Although, as Ras pointed out, the DAG method may incure runtime overhead that defeats the parallelism this method detects, we will stick with this method because it seems to be the most straight-forward solution. The DAG can be post-processed to unparallelize the parts that may create too much of this overhead. However, to simplify the project, we will not implement this post-processing procedure or even formulate a test to detect the parts of the DAG that will have this overhead. (Another post-processing method is converting parts of the DAG that look like singly-linked lists into single blocks of instructions; this gets rid of the runtime overhead of traversing these parts of the DAG.) We will also stick with the DAG method because it will automatically detect and parallelize large programs, such as those that implement divide-and-conquer algorithms. For instance, mergesort divides the list to be sorted into two halves and involks recursive calls, one for each half of the list. Since the results of these calls are only needed in the "merge" step, the DAG method will have these two processes run in parallel. Thus, although naively running a program as a DAG of read-write dependences may have too much overhead, we feel that the DAG is a useful formulation for automatically detecting parallelism. In real-world applications, this DAG can be converted into code that keeps the detected parallelism, so dependence edges will not explicitly be traversed.

Comment from Ras Bodik:

You answer the required questions but in your case you need to describe also how you will discover parallelism. Please find one more complex example and run the algorithm that you intend to implement by hand. Please email us what you come up with. We will regrade your proposal after you resubmit.
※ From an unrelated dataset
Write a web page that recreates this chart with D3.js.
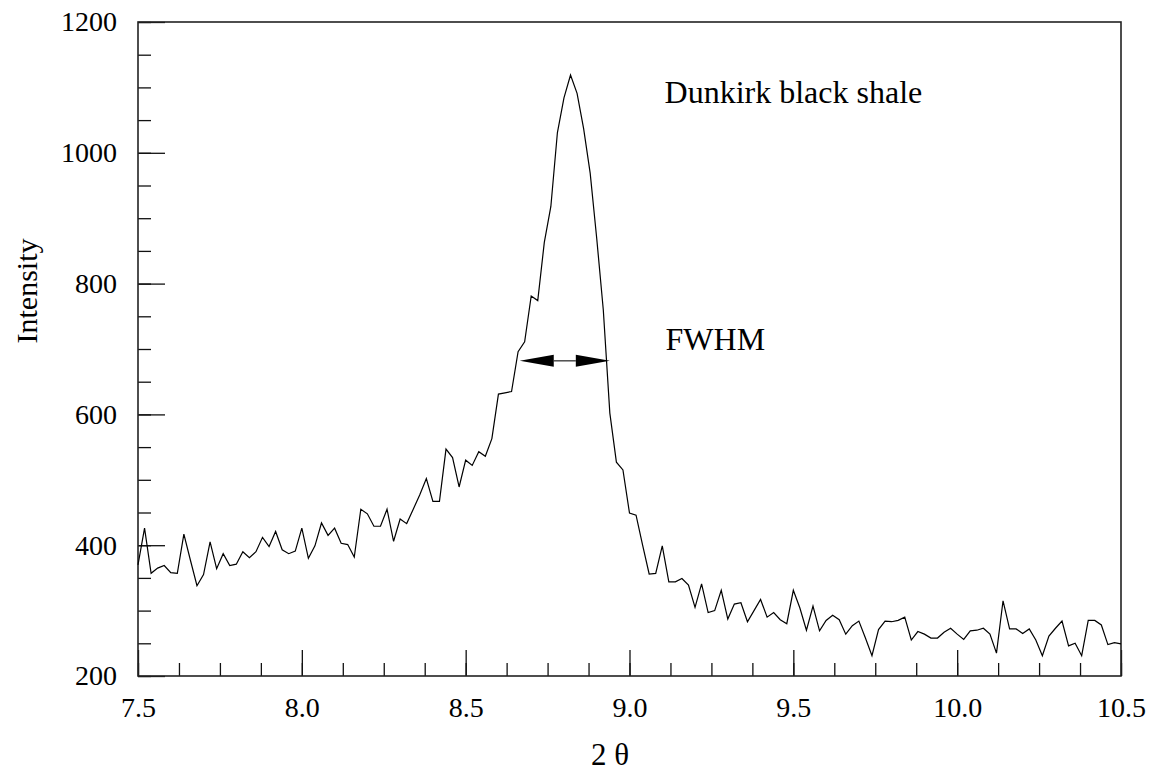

As we have discussed, we will detect parallelism by creating a DAG where instructions that read a variable will have an arc from the last instruction that wrote to the variable. If the program cannot be parallelized at all, this DAG will simply be a singly-linked list.

Here is an example of converting a sequential program into a parallel one.

Code:

def_const fib(n) {
if (n <= 1) {
1
} else {
def x = fib(n-1)
def y = fib(n-2)
x + y
}
}
fib(5)


Pseudo-bytecode with read and write sets (note the arcs drawn from write sets to read sets):



DAG given to the interpreter (note that this is exactly the same as the pseudo-bytecode but redrawn):



We should be able to detect that the two recursive fib calls are independent, so they can be parallelized. Furthermore, we will detect that "return x+y" depends on reading x and y, so the two fib calls must finish before the "return x+y" is executed. The Cilk project has this example on http://supertech.csail.mit.edu/cilk/intro.html, but because we first assume that our variables are passed by value, we should be able to automatically detect where to put the "spawn" and "sync" commands.

Objects are much trickier, and we have an idea about how to do it by having class based objects where we store a class's functions once and the objects are just structs (I think this is how C does it) and whenever we pass an object to a variable we copy over its fields. This, however, is inefficient. We are still thinking about it.